Super crazy that nothing controversial and rap-related happened on Noisey this week! Anyways, I’ve been diving into various Bay Area slappers, and the intro of Cousin Fik’s Sickest Nigga Healthy II is one of the best rap-related things I’ve heard in a goddamn minute. The beat, this wonderful little number tying together chipmunk soul to that hazy ambient thumb-snap thump that they kids these days seem to like, is done by Droop-E, the wonderously talented son of E-40. Cousin Fik—who is actually E-40’s Cousin, in case you were wondering—goes in like somebody lit him on fire and the only way he will survive is by rapping real well.

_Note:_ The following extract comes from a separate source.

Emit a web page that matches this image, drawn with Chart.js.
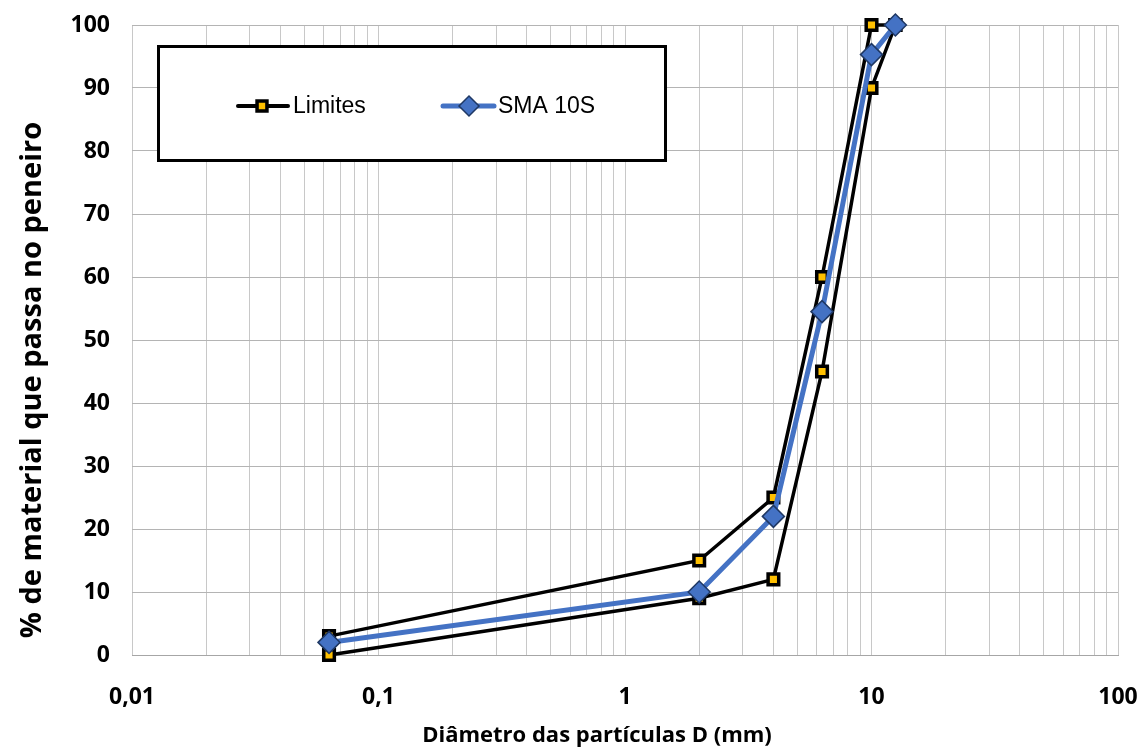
<!DOCTYPE html>
<html>
<head>
<meta charset="utf-8">
<script src="https://cdn.jsdelivr.net/npm/chart.js@4/dist/chart.umd.min.js"></script>
<style>
  html, body { margin: 0; padding: 0; background: #fff; }
  #wrap { width: 1142px; height: 751px; position: relative; }
</style>
</head>
<body>
<div id="wrap"><canvas id="myChart"></canvas></div>
<script>
// Diâmetros dos peneiros (mm)
const diametros = [0.063, 2, 4, 6.3, 10, 12.5];
// Fuso granulométrico
const limiteSuperior = [3, 15, 25, 60, 100, 100];
const limiteInferior = [0, 9, 12, 45, 90, 100];
// Curva da mistura
const sma10S = [2, 10, 22, 54.5, 95.3, 100];

// Eixo x : décadas e rótulos
const xTicks = [0.01, 0.1, 1, 10, 100];
const xTickLabels = ['0,01', '0,1', '1', '10', '100'];

const FONT = "'Open Sans', 'DejaVu Sans', sans-serif";

function pontos(valores) {
    return diametros.map((d, i) => ({ x: d, y: valores[i] }));
}

// Traços menores entre as décadas (2..9)
function ticksLog() {
    const t = [];
    for (let e = -2; e < 2; e++) {
        for (let m = 1; m <= 9; m++) t.push(+(m * Math.pow(10, e)).toPrecision(3));
    }
    t.push(100);
    return t;
}

const limiteStyle = {
    borderColor: '#000',
    borderWidth: 3.5,
    pointStyle: 'rect',
    pointRadius: 7.5,
    pointBorderWidth: 3.5,
    pointBackgroundColor: '#ffc000',
    pointBorderColor: '#000',
    showLine: true,
    tension: 0,
    clip: false
};

// Legenda dentro de uma caixa + títulos dos eixos
const decoracao = {
    id: 'decoracao',
    afterDraw(chart) {
        const ctx = chart.ctx;
        ctx.save();
        // caixa da legenda
        ctx.fillStyle = '#fff';
        ctx.fillRect(157, 45, 510, 117);
        ctx.lineWidth = 3;
        ctx.strokeStyle = '#000';
        ctx.strokeRect(158.5, 46.5, 507, 114);

        const y = 106;
        // Limites
        ctx.lineCap = 'round';
        ctx.beginPath();
        ctx.moveTo(238, y); ctx.lineTo(288, y);
        ctx.lineWidth = 4; ctx.strokeStyle = '#000'; ctx.stroke();
        ctx.fillStyle = '#ffc000';
        ctx.lineWidth = 3.5;
        Chart.helpers.drawPoint(ctx, { pointStyle: 'rect', radius: 7, borderWidth: 3.5, rotation: 0 }, 262, y);
        // SMA 10S
        ctx.beginPath();
        ctx.moveTo(443, y); ctx.lineTo(494, y);
        ctx.lineWidth = 5; ctx.strokeStyle = '#4472c4'; ctx.stroke();
        ctx.fillStyle = '#4472c4';
        ctx.strokeStyle = '#1f3864';
        ctx.lineWidth = 1.5;
        Chart.helpers.drawPoint(ctx, { pointStyle: 'rectRot', radius: 10, borderWidth: 1.5, rotation: 0 }, 469, y);

        ctx.fillStyle = '#000';
        ctx.font = "23px 'Liberation Sans', Arial, sans-serif";
        ctx.textBaseline = 'middle';
        ctx.textAlign = 'left';
        ctx.fillText('Limites', 293, y + 1);
        ctx.fillText('SMA 10S', 498, y + 1);

        // títulos dos eixos
        ctx.font = 'bold 22px ' + FONT;
        ctx.textAlign = 'center';
        ctx.fillText('Diâmetro das partículas D (mm)', 597, 736);
        ctx.translate(33, 380);
        ctx.rotate(-Math.PI / 2);
        ctx.font = 'bold 29px ' + FONT;
        ctx.fillText('% de material que passa no peneiro', 0, 0);
        ctx.restore();
    }
};

const ctx = document.getElementById('myChart').getContext('2d');
const myChart = new Chart(ctx, {
    type: 'scatter',
    data: {
        datasets: [
            {
                label: 'SMA 10S',
                data: pontos(sma10S),
                borderColor: '#4472c4',
                borderWidth: 5,
                pointStyle: 'rectRot',
                pointRadius: 11,
                pointBorderWidth: 1.5,
                pointBackgroundColor: '#4472c4',
                pointBorderColor: '#1f3864',
                showLine: true,
                tension: 0,
                clip: false,
                order: 0
            },
            Object.assign({ label: 'Limites', data: pontos(limiteSuperior), order: 1 }, limiteStyle),
            Object.assign({ label: 'Limites (inf.)', data: pontos(limiteInferior), order: 2 }, limiteStyle)
        ]
    },
    options: {
        responsive: true,
        maintainAspectRatio: false,
        animation: false,
        layout: { autoPadding: false, padding: { top: 25, right: 24, left: 0, bottom: 0 } },
        scales: {
            x: {
                type: 'logarithmic',
                min: 0.01,
                max: 100,
                afterBuildTicks: (scale) => {
                    scale.ticks = ticksLog().map(v => ({ value: v }));
                },
                afterFit: (scale) => {
                    scale.height = 96;
                    scale.paddingLeft = 0;
                    scale.paddingRight = 0;
                },
                ticks: {
                    autoSkip: false,
                    maxRotation: 0,
                    padding: 29,
                    color: '#000',
                    font: { family: FONT, size: 23, weight: 'bold' },
                    callback: (value) => {
                        const i = xTicks.findIndex(t => Math.abs(t - value) < t * 1e-6);
                        return i >= 0 ? xTickLabels[i] : '';
                    }
                },
                grid: { color: '#c8c8c8', lineWidth: 1, drawTicks: false },
                border: { color: '#a6a6a6', width: 1 }
            },
            y: {
                min: 0,
                max: 100,
                afterFit: (scale) => {
                    scale.width = 132;
                    scale.paddingTop = 0;
                    scale.paddingBottom = 0;
                },
                ticks: {
                    stepSize: 10,
                    padding: 22,
                    color: '#000',
                    font: { family: FONT, size: 23, weight: 'bold' }
                },
                grid: { color: '#b4b4b4', lineWidth: 1, drawTicks: false },
                border: { display: false }
            }
        },
        plugins: {
            legend: { display: false },
            tooltip: { enabled: false }
        }
    },
    plugins: [decoracao]
});
</script>
</body>
</html>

Drew Millard, Features Editor
Drew on Noisey | Drew on Twitter
Radioactivity – “The Last” Get familiar
Fred Pessaro, Noisey, Editor-in-Chief
Fred on Noisey | Fred on Twitter
The Futureheads – The Futureheads
Last weekend I went to a log cabin with no internet, a great record collection, and a swing. On the drive back to reality I had listen to music that made me amped on life again. And people. No one likes a misanthrope. So I played the first two Futureheads records and remembered how, when I first heard them in 2003, they made me feel unstoppable and weirdly in love with the world. Wryly observant songs about the pointlessness of false conversations, new jobs, and robots delivered via glorious four-part harmonies, at a breakneck pace, with guitars lines that are all elbows—The Futureheads’ first record is just perfect.